» **What you need to do**
Without the pictures, write out all the lines below exactly as they appear.
· · · ·
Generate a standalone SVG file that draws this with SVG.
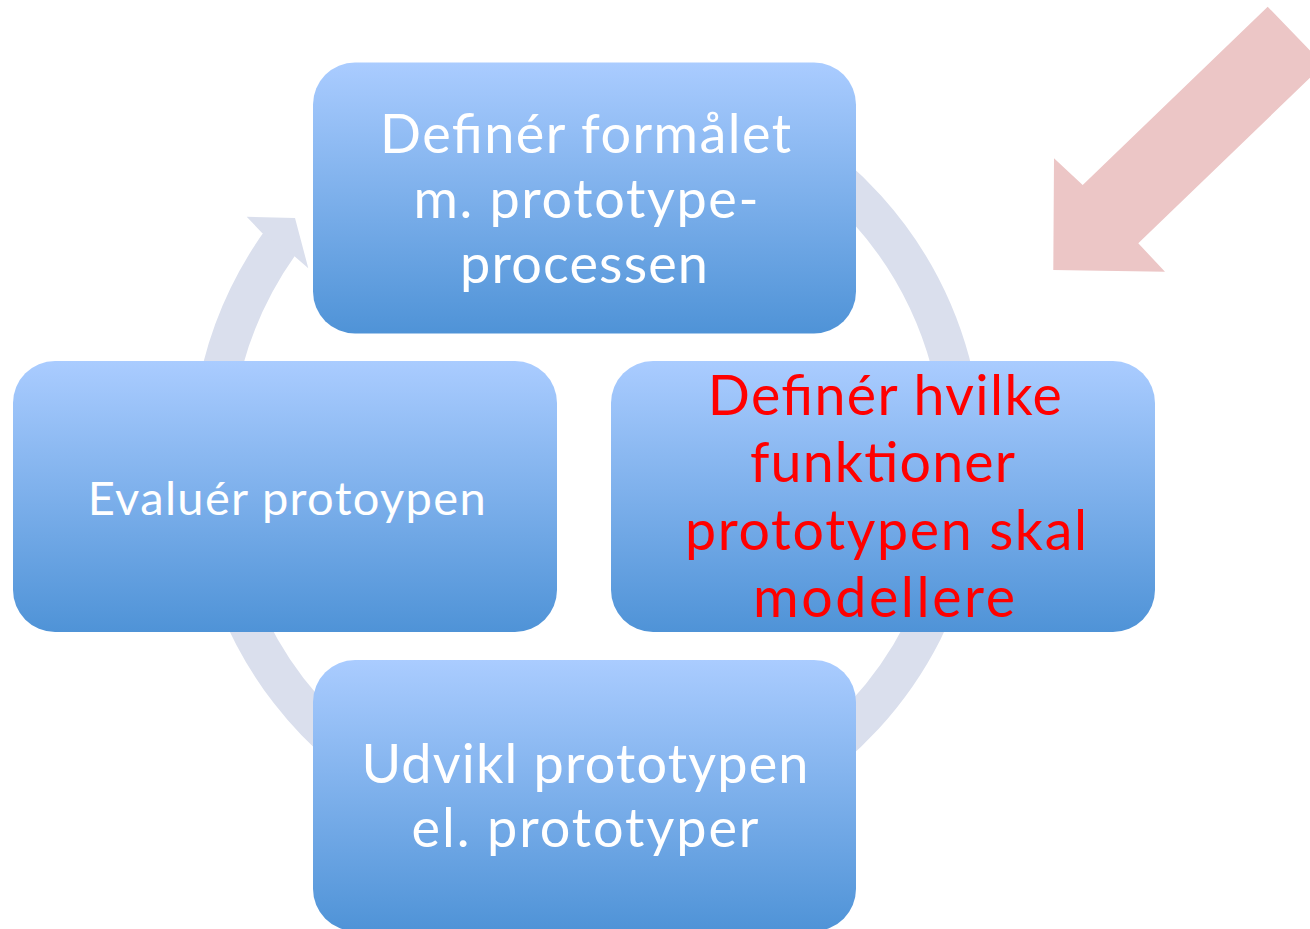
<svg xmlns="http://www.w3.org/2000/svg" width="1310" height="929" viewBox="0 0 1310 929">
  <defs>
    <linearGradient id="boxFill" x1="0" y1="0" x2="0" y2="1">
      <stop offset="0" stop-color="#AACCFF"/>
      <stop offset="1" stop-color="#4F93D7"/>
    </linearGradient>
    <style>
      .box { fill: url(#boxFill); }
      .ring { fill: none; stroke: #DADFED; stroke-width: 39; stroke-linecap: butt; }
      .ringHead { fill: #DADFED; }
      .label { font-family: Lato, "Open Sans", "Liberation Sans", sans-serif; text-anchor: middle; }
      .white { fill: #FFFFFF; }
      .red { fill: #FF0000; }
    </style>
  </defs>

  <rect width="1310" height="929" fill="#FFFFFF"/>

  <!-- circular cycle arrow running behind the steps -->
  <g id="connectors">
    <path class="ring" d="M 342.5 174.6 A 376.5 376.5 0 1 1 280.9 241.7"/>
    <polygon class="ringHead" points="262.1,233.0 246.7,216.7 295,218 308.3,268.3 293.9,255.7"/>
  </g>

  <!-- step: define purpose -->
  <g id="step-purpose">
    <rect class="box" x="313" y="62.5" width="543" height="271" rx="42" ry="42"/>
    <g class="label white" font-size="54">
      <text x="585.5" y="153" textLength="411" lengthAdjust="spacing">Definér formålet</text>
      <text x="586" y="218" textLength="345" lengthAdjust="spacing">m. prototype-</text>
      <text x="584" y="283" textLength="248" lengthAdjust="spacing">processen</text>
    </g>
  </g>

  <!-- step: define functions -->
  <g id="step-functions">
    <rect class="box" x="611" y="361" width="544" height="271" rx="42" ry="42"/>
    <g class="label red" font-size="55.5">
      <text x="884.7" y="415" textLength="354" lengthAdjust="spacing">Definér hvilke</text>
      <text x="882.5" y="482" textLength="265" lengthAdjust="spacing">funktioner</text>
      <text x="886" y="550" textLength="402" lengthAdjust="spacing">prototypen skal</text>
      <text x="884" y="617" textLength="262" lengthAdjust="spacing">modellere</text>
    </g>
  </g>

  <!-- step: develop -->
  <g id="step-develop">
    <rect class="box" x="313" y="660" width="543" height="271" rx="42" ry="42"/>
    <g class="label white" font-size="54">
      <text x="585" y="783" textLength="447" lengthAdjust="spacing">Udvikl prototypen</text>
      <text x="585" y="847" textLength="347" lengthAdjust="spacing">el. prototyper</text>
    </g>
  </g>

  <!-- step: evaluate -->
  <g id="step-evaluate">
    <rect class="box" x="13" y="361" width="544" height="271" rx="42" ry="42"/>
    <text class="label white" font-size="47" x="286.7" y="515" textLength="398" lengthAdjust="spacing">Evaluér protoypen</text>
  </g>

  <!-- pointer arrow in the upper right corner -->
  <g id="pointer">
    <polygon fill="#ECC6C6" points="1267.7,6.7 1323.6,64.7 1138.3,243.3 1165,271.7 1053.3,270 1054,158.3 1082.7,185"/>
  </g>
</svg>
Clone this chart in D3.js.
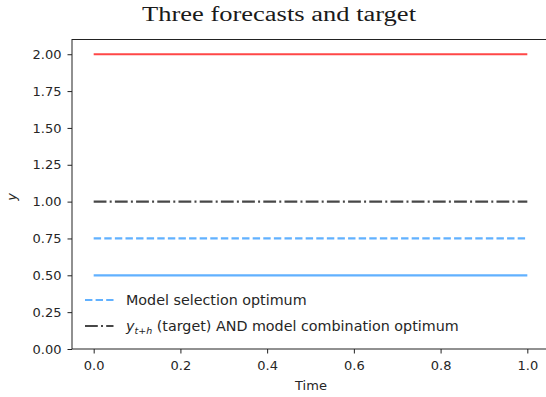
· · · ·
» **The completed task**
Generate a standalone SVG file that draws this with SVG.
<svg xmlns="http://www.w3.org/2000/svg" width="1310" height="929" viewBox="0 0 1310 929">
  <defs>
    <linearGradient id="boxFill" x1="0" y1="0" x2="0" y2="1">
      <stop offset="0" stop-color="#AACCFF"/>
      <stop offset="1" stop-color="#4F93D7"/>
    </linearGradient>
    <style>
      .box { fill: url(#boxFill); }
      .ring { fill: none; stroke: #DADFED; stroke-width: 39; stroke-linecap: butt; }
      .ringHead { fill: #DADFED; }
      .label { font-family: Lato, "Open Sans", "Liberation Sans", sans-serif; text-anchor: middle; }
      .white { fill: #FFFFFF; }
      .red { fill: #FF0000; }
    </style>
  </defs>

  <rect width="1310" height="929" fill="#FFFFFF"/>

  <!-- circular cycle arrow running behind the steps -->
  <g id="connectors">
    <path class="ring" d="M 342.5 174.6 A 376.5 376.5 0 1 1 280.9 241.7"/>
    <polygon class="ringHead" points="262.1,233.0 246.7,216.7 295,218 308.3,268.3 293.9,255.7"/>
  </g>

  <!-- step: define purpose -->
  <g id="step-purpose">
    <rect class="box" x="313" y="62.5" width="543" height="271" rx="42" ry="42"/>
    <g class="label white" font-size="54">
      <text x="585.5" y="153" textLength="411" lengthAdjust="spacing">Definér formålet</text>
      <text x="586" y="218" textLength="345" lengthAdjust="spacing">m. prototype-</text>
      <text x="584" y="283" textLength="248" lengthAdjust="spacing">processen</text>
    </g>
  </g>

  <!-- step: define functions -->
  <g id="step-functions">
    <rect class="box" x="611" y="361" width="544" height="271" rx="42" ry="42"/>
    <g class="label red" font-size="55.5">
      <text x="884.7" y="415" textLength="354" lengthAdjust="spacing">Definér hvilke</text>
      <text x="882.5" y="482" textLength="265" lengthAdjust="spacing">funktioner</text>
      <text x="886" y="550" textLength="402" lengthAdjust="spacing">prototypen skal</text>
      <text x="884" y="617" textLength="262" lengthAdjust="spacing">modellere</text>
    </g>
  </g>

  <!-- step: develop -->
  <g id="step-develop">
    <rect class="box" x="313" y="660" width="543" height="271" rx="42" ry="42"/>
    <g class="label white" font-size="54">
      <text x="585" y="783" textLength="447" lengthAdjust="spacing">Udvikl prototypen</text>
      <text x="585" y="847" textLength="347" lengthAdjust="spacing">el. prototyper</text>
    </g>
  </g>

  <!-- step: evaluate -->
  <g id="step-evaluate">
    <rect class="box" x="13" y="361" width="544" height="271" rx="42" ry="42"/>
    <text class="label white" font-size="47" x="286.7" y="515" textLength="398" lengthAdjust="spacing">Evaluér protoypen</text>
  </g>

  <!-- pointer arrow in the upper right corner -->
  <g id="pointer">
    <polygon fill="#ECC6C6" points="1267.7,6.7 1323.6,64.7 1138.3,243.3 1165,271.7 1053.3,270 1054,158.3 1082.7,185"/>
  </g>
</svg>
Clone this chart in D3.js.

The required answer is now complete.